- TO BE DONE: Set the lines down again exactly, first line through the line that contains "from matplotlib.patches import Rectangle", with no pictures.
** START **
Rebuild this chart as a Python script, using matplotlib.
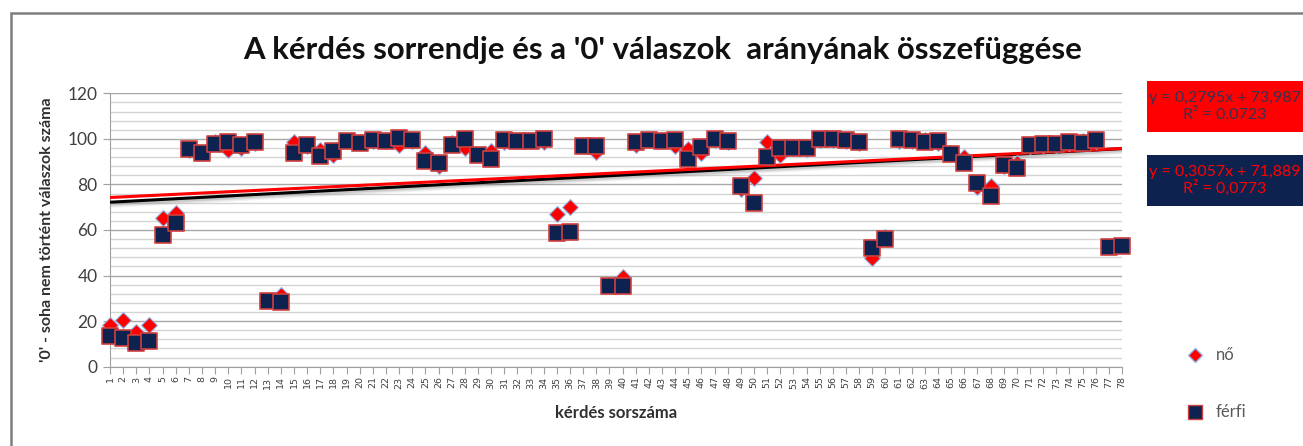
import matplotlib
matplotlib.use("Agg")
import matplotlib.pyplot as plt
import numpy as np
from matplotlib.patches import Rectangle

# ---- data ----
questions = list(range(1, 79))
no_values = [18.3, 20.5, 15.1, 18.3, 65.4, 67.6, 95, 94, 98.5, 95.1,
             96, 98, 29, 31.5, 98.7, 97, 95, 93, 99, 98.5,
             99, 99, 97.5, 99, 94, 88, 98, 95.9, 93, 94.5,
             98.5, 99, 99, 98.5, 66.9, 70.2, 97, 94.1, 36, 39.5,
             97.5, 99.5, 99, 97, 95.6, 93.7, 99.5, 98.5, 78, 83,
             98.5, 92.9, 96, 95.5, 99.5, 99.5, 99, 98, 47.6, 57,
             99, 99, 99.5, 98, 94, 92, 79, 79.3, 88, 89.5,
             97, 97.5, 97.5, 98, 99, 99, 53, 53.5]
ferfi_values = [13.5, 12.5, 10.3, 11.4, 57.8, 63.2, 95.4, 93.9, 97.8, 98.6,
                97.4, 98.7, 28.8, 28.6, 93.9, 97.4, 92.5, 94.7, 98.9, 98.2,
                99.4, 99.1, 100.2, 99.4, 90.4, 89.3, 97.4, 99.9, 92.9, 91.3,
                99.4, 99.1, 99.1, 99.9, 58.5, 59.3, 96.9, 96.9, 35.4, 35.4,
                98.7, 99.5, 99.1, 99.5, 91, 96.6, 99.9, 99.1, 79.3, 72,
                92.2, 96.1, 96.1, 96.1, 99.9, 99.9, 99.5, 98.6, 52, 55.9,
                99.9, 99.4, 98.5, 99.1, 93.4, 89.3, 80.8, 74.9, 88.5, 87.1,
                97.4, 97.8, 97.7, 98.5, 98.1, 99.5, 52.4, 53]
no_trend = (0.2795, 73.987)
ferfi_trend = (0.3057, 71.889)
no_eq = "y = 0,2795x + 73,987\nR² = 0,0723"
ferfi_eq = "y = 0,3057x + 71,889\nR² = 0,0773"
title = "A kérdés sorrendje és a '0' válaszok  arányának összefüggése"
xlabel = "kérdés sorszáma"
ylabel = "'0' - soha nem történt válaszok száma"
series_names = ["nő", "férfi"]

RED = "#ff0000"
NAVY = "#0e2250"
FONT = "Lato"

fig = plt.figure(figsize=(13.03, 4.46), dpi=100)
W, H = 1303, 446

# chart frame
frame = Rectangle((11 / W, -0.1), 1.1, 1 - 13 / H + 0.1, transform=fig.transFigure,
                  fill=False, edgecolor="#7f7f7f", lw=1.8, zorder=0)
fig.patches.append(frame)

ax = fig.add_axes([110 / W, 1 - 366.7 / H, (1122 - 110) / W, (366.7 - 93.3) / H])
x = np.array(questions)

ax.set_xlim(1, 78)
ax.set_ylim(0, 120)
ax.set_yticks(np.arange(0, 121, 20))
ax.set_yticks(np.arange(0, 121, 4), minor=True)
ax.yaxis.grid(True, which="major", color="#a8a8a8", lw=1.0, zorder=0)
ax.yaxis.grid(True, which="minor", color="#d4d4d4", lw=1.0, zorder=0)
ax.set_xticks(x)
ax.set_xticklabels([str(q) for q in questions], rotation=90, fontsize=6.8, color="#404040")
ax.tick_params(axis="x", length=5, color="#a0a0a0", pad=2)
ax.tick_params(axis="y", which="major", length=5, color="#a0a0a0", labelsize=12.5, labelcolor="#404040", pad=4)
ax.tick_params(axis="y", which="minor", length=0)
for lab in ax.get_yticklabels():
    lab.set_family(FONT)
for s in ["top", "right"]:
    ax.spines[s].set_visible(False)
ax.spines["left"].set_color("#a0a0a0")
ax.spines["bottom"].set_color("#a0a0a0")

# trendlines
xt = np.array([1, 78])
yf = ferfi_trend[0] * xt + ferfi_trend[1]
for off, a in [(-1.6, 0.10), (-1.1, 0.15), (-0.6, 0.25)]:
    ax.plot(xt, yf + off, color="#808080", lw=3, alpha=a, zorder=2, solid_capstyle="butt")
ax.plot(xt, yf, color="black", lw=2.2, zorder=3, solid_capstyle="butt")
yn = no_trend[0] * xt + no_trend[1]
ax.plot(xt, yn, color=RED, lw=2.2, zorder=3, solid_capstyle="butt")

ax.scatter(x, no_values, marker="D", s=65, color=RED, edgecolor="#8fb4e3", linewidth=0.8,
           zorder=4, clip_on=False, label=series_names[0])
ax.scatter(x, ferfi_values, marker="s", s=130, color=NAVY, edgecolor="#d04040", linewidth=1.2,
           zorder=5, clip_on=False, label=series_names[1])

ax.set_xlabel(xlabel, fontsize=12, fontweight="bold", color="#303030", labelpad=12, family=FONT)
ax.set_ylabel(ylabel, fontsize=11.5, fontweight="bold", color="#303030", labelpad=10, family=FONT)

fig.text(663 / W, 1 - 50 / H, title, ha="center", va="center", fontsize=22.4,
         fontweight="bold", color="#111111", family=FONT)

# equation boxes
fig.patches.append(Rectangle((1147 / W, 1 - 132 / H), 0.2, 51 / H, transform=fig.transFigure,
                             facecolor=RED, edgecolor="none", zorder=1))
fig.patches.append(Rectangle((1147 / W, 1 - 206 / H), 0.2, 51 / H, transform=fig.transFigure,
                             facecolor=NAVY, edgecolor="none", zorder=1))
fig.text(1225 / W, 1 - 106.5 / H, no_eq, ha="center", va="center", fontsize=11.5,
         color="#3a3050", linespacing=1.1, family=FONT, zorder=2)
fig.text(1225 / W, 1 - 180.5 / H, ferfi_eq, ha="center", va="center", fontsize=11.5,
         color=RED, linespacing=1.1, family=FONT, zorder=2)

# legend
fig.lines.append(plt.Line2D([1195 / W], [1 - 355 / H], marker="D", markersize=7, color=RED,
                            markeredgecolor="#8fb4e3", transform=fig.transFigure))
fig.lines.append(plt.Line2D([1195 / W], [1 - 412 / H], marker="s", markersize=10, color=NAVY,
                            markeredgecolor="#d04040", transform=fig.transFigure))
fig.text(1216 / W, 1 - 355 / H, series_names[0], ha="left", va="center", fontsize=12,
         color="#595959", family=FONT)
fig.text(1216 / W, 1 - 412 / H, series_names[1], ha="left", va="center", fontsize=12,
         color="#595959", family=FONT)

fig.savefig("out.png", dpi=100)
** END **
- ANSWER FOR THE TASK:
Rebuild this chart as a Python script, using matplotlib.
import matplotlib
matplotlib.use("Agg")
import matplotlib.pyplot as plt
import numpy as np
from matplotlib.patches import Rectangle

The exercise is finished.